Note that there is a tradeoff between improving the average achievable secrecy rate of the UAV U and avoiding the interference induced by the UAV J. For 2HT/P in Figure 3b, with the pre-specified UAV trajectories, the BS and the UAV jammer can adjust their power allocations to enhance the secrecy performance. Specifically, the BS gradually increases its transmit power before the UAV U flies to its hovering location, while the UAV J properly decreases its jamming power when it reaches above ${\mathrm{E}}_1$ to suppress the interference to the UAV U. In contrast, a secure communication-aware UAV trajectory design provides additional flexibility to avoid interference between UAVs in our 2T&P scheme. Thus, the UAV J adaptively adjusts its jamming power and trajectory according to the BS’s transmit power and the location of the UAV U to further achieve the better secrecy rate.

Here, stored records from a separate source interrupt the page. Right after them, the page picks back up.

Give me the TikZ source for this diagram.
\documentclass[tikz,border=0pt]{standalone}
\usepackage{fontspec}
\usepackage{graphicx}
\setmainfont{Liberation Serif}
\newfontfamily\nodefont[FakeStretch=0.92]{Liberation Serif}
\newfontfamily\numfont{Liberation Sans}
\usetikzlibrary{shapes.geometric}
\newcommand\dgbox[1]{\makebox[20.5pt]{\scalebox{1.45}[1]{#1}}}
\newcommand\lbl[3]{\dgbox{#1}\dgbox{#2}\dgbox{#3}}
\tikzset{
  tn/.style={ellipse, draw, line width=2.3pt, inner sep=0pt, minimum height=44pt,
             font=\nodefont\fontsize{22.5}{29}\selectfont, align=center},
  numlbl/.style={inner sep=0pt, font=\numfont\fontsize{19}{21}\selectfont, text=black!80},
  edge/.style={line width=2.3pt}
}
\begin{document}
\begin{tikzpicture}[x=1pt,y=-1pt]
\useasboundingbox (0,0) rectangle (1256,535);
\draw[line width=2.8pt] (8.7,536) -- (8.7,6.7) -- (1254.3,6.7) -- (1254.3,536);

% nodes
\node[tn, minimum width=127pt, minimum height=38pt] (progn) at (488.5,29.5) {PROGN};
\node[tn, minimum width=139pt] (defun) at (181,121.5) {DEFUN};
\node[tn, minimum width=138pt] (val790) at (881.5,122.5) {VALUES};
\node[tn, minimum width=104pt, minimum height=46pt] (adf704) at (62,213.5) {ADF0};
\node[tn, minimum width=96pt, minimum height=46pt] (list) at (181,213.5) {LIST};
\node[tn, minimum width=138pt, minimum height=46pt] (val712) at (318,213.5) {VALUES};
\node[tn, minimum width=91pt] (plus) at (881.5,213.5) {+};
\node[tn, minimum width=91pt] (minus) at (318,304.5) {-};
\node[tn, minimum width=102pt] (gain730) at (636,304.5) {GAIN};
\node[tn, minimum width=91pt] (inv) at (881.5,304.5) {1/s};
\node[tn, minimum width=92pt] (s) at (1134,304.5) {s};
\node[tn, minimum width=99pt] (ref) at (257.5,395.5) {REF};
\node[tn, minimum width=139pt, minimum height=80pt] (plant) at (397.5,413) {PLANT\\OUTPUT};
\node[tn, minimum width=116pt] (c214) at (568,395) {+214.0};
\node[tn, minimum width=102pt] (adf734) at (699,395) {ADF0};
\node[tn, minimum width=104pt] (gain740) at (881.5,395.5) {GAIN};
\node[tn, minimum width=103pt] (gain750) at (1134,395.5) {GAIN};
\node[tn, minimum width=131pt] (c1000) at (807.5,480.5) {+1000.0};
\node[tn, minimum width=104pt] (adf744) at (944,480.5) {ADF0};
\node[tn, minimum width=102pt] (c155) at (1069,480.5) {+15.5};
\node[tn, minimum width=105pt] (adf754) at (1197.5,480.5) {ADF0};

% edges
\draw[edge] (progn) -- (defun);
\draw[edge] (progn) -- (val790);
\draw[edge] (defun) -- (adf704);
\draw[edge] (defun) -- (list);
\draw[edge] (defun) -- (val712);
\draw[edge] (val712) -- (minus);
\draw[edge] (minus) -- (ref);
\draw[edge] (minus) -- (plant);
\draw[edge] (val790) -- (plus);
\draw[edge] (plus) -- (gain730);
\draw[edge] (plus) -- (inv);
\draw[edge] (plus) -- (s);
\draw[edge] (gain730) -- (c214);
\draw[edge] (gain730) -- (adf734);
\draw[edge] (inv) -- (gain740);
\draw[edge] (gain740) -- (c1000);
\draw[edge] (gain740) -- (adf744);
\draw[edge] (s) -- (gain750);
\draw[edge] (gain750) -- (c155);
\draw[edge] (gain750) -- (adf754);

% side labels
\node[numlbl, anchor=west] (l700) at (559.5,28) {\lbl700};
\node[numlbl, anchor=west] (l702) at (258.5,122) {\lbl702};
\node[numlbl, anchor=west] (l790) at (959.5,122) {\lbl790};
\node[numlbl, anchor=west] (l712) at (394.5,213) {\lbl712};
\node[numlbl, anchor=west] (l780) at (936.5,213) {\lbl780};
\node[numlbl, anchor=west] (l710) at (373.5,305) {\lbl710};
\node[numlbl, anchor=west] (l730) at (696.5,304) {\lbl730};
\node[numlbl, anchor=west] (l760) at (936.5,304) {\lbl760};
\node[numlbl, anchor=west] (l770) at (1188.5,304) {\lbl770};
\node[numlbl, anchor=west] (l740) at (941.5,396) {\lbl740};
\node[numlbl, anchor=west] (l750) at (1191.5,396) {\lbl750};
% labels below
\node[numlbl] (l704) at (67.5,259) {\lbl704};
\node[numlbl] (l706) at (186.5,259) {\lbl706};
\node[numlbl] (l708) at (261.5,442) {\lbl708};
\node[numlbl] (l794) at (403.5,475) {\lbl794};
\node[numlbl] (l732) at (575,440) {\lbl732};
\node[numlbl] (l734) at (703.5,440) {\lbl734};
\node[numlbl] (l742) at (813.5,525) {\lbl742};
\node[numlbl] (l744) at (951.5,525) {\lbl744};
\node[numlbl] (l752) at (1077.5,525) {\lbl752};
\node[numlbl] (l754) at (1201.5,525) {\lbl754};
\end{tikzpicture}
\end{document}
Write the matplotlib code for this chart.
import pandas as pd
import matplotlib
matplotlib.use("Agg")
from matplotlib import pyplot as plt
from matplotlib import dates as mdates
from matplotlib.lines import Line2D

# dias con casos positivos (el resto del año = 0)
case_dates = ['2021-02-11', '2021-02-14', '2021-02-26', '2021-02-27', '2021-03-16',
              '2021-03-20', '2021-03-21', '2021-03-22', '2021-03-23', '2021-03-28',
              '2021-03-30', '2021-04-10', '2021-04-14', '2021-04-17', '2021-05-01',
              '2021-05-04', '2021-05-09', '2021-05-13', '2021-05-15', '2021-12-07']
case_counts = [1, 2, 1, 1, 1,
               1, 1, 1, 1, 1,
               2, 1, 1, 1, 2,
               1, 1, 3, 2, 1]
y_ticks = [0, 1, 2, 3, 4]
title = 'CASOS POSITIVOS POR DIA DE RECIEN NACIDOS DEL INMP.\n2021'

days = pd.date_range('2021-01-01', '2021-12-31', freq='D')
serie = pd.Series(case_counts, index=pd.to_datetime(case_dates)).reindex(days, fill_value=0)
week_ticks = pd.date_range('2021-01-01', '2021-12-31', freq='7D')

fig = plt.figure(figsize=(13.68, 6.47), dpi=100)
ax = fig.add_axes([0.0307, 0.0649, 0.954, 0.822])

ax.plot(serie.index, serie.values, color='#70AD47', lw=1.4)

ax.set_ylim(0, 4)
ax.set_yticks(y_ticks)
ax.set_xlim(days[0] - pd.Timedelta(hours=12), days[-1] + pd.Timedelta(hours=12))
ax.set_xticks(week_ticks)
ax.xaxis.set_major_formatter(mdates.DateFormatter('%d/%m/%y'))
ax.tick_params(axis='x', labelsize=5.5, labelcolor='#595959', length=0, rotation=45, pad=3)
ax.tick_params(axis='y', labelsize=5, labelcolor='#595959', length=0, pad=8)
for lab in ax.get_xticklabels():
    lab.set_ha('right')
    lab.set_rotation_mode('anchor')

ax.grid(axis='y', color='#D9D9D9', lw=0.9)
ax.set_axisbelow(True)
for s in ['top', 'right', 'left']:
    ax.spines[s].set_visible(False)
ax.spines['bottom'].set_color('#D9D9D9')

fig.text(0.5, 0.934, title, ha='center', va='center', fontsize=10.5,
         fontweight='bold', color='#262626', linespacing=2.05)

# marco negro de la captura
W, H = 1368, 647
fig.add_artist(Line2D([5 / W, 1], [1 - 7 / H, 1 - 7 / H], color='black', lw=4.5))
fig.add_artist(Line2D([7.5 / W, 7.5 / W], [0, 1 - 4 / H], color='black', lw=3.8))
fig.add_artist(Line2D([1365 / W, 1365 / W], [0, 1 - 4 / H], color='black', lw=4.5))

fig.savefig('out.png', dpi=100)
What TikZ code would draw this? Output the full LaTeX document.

Figure 4 illustrates the average secrecy rate versus T. It is expected that the average secrecy rates obtained by all schemes raise with T, and the proposed 2T&P scheme significantly outperforms other benchmark schemes owing to its joint optimization. Moreover, the proposed 2T&P scheme provides the significant gain as compared to the scheme in [18], i.e., 1T&P. This indicates that the advantage brought by the aerial cooperative jamming is more effective and important on notably improving the average secrecy rate. However, the 2T/NP presents the worst performance, which demonstrates that the power control also plays a key role in avoiding jamming from other UAVs, which is necessary in our cellular-enabled UAV communication networks with aerial cooperative jamming; otherwise, the secrecy rate can be significantly degraded as shown in Figure 4. Note that we expect that the proposed 2T&P algorithm can still achieve the best secrecy performance via the joint design, even if the number of the eavesdropper increases. This is because the joint design guarantees that the eavesdropper with the best channel condition can be effectively jammed by the UAV J; other eavesdroppers cannot wiretap confidential messages from the BS. The obtained results validate the advantages of introducing aerial cooperative jamming, and the joint optimization of UAV trajectories and power allocations.

5. Conclusions

Integrating UAVs into the forthcoming 5G cellular networks faces new security challenges. Thus, a new type of cooperative aerial jamming scheme for the cellular-enabled UAV secure communication networks has been investigated in this paper. In particular, the UAV receiver and the UAV jammer cooperate closely with each other to maximize the worst-case average secrecy rate by jointly optimizing their trajectories and the BS/UAV transmit/jamming power. An efficient iterative solution has been proposed to approximately tackle the secrecy rate maximization problem over a given flight period, by means of the BCD and SCA methods. The proposed algorithm is guaranteed to converge to a locally optimal solution with suitable computational complexity. We have demonstrated, by numerical results, that the friendly UAV jammer provides flexible mobility for interference with the ground eavesdroppers, as well as effective power control of preventing it from jamming the UAV receiver, and thereby improves the system secrecy performance. Furthermore, the proposed scheme significantly outperforms the benchmark schemes with simple heuristic trajectories and pre-configured powers. The current scenario can also be extended to the general case with multiple legitimate UAVs, where optimal communication scheduling between the BS and each UAV should be considered. In this case, the design for UAV trajectories needs to avoid collision between UAVs more effectively, and reconciles a tradeoff between maximizing the minimum secrecy rate among multiple UAVs and suppressing the interference from the UAV jammer, which is an interesting problem to be resolved in the future.